Öte yandan, dava konusu başvuru sahibi davacı, başvurunun önceki markalarının serisi mahiyetinde bulunduğunu ileri sürmüşse de davacının bu iddiası da yerinde görülmemiştir. Zira, davacının müktesep hak teşkil ettiğini ileri sürdüğü bir kısım markalarının asli unsurlarının, dava konusu başvurunun asli unsurundan farklı bulunduğu , bir kısmının ise dava konusu başvuru tarihi itibariyle henüz çekişme konusu olmaktan çıkmadığı diğer bir deyişle markaların tescil tarihlerinden dava konusu başvuru tarihine kadar 5 yıllık sürenin geçmediği anlaşıldığından, davacı yararına müktesep hak koşullarının oluşmadığı kabul edilmiştir.
Bu itibarla, ilk derece mahkemesince, yukarıda açıklanan nedenlerle dava konusu başvuru ile redde mesnet markalar arasında 556 sayılı KHK’nın 8/1-b maddesi anlamında iltibas koşullarının oluştuğu, bu bağlamda dava konusu YİDK kararının yerinde bulunduğu gerekçesiyle davanın reddine karar verilmesi gerekirken yazılı şekilde davanın reddine karar verilmesi doğru olmamış, HMK’nın 353/1-b-2. maddesinde, yargılamada eksiklik bulunmamakla beraber, kanunun olaya uygulanmasında hata edilip de yeniden yargılama yapılmasına ihtiyaç duyulmadığı takdirde veya kararın gerekçesinde hata edilmişse “düzelterek yeniden esas hakkında” duruşma yapılmadan karar verilmesi gerektiği düzenlendiğinden, Dairemizce davalılar vekillerinin istinaf başvurularının kabulü ile HMK’nın 353/1-b-2. maddesi uyarınca aşağıdaki şekilde hüküm tesis edilmiştir.
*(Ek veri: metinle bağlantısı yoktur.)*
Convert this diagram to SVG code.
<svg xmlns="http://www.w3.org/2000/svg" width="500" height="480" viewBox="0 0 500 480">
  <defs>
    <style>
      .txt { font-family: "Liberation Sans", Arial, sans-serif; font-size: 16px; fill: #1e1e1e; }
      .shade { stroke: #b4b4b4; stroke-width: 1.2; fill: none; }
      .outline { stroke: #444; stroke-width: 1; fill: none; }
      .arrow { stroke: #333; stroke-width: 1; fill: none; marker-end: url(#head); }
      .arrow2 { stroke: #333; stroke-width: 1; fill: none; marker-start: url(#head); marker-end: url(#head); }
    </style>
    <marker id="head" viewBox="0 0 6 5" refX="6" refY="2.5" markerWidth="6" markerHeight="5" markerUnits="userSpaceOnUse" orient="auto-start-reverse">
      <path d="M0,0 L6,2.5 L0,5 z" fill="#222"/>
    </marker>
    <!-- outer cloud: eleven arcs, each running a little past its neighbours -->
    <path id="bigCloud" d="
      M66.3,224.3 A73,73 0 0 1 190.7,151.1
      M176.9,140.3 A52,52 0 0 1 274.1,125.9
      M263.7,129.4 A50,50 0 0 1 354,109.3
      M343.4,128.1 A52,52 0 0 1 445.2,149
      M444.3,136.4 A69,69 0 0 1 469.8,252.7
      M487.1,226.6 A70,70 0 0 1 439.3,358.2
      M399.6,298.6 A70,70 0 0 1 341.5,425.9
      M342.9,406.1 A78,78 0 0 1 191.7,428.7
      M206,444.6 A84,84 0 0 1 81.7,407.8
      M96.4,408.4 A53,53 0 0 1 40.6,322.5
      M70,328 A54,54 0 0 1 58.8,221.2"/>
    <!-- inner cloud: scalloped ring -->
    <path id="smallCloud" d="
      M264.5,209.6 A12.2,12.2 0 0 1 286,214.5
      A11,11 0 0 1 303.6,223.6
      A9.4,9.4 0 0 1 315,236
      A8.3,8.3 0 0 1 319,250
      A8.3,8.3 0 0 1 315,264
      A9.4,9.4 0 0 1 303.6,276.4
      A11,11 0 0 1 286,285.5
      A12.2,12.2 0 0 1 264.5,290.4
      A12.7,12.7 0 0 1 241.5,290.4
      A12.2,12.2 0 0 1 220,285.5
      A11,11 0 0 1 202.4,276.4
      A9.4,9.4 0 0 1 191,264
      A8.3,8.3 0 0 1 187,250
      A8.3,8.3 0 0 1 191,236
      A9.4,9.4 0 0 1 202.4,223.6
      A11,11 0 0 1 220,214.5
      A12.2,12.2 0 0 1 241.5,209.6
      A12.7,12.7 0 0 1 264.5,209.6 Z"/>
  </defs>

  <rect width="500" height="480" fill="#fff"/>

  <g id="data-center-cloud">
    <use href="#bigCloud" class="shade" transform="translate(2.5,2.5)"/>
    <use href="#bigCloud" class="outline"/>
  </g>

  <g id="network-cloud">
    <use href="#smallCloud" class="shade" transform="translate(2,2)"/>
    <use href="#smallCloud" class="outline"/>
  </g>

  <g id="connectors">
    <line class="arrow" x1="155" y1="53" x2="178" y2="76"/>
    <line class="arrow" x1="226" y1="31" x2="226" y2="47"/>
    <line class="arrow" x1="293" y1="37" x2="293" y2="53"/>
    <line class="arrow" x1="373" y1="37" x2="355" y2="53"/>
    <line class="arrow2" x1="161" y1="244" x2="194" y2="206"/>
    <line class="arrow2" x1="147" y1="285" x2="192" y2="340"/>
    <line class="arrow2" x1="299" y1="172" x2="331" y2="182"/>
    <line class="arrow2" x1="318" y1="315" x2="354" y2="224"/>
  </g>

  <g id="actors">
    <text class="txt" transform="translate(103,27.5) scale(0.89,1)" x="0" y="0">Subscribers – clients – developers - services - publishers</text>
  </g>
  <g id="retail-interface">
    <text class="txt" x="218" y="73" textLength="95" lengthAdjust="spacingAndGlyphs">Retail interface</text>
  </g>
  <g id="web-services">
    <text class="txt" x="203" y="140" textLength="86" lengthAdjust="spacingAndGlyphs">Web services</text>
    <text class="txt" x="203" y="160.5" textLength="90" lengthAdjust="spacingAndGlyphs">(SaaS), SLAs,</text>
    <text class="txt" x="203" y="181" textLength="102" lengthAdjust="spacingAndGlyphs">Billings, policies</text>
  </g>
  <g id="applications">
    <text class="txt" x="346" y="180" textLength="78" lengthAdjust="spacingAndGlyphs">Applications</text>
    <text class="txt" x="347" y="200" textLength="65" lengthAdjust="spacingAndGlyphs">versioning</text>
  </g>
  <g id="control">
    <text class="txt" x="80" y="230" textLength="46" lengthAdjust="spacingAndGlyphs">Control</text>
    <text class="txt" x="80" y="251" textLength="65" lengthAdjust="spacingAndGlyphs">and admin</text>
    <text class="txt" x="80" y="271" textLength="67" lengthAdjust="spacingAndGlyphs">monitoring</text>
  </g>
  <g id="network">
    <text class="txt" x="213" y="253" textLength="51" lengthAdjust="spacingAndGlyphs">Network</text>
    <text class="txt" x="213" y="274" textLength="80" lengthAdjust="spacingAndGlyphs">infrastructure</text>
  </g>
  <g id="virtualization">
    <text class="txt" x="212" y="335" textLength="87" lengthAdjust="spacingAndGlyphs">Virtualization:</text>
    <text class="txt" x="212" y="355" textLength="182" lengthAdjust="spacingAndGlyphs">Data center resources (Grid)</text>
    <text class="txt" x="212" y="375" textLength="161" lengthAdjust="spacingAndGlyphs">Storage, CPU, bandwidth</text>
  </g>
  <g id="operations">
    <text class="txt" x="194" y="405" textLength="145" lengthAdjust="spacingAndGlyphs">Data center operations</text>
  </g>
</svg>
HÜKÜM : Gerekçesi yukarıda belirtildiği üzere;
1-Davalılar … ile … vekillerinin istinaf başvurularının HMK’nın 353/1-b-2 maddesi gereğince kabulü ile Ankara 4. Fikri ve Sınaî Haklar Hukuk Mahkemesi’nce verilen 30/09/2020 gün ve 2019/112 E. – 2020/270 K. sayılı kararın KALDIRILMASINA;
2-Davanın Reddine,
3-Harçlar Kanunu uyarınca alınması gereken 179,90-TL maktu karar ve ilam harcının, peşin olarak alınan 44,40.TL harçtan mahsubu ile bakiye 135,50-TL’nin davacıdan tahsili ile Hazineye irat kaydına,
4-Davalılar kendilerini vekille temsil ettirdiğinden karar tarihi itibariyle yürürlükte bulunan AAÜT uyarınca belirlenen 15.000,00-TL maktu vekalet ücretinin davacıdan alınarak davalılara verilmesine,

5-Davacı tarafından yapılan yargılama giderlerinin uhdesinde bırakılmasına,
6-Davalı … tarafından istinaf aşamasında yapılan 32,50-TL posta masrafı, 148,60-TL istinaf kanun yoluna başvuru harcından oluşan toplam 181,10-TL yargılama giderinin davacıdan alınarak anılan davalıya verilmesine,
7-Davalı … tarafından istinaf aşamasında yapılan, 148,60-TL istinaf kanun yoluna başvuru harcından oluşan yargılama giderinin davacıdan alınarak anılan davalıya verilmesine,
8-Yatırılan ve kullanılmayan gider avansının, hükmün kesinleşmesini müteakip resen taraflara iadesine (HMK m.333),

9-Davalılar … ile … tarafından ayrı ayrı peşin olarak yatırılan 54,40-TL maktu istinaf karar ve ilam harcının, kararın kesinleşmesinden sonra ve talebi halinde davalılara ayrı ayrı iadesine,
10-İstinaf aşamasında duruşma açılmadığından taraflar lehine vekalet ücreti takdirine yer olmadığına dair,

Dosya üzerinde yapılan inceleme sonucunda oy birliği ile 23/02/2023 tarihinde HMK 361. maddesi uyarınca kararın tebliğinden itibaren iki hafta içerisinde temyiz yolu açık olmak üzere karar verildi.

GEREKÇELİ KARARIN YAZILDIĞI TARİH : 01/04/2023

Başkan

Üye

Üye

Katip

Bu belge 5070 sayılı Yasa hükümlerine göre elektronik olarak imzalanmıştır.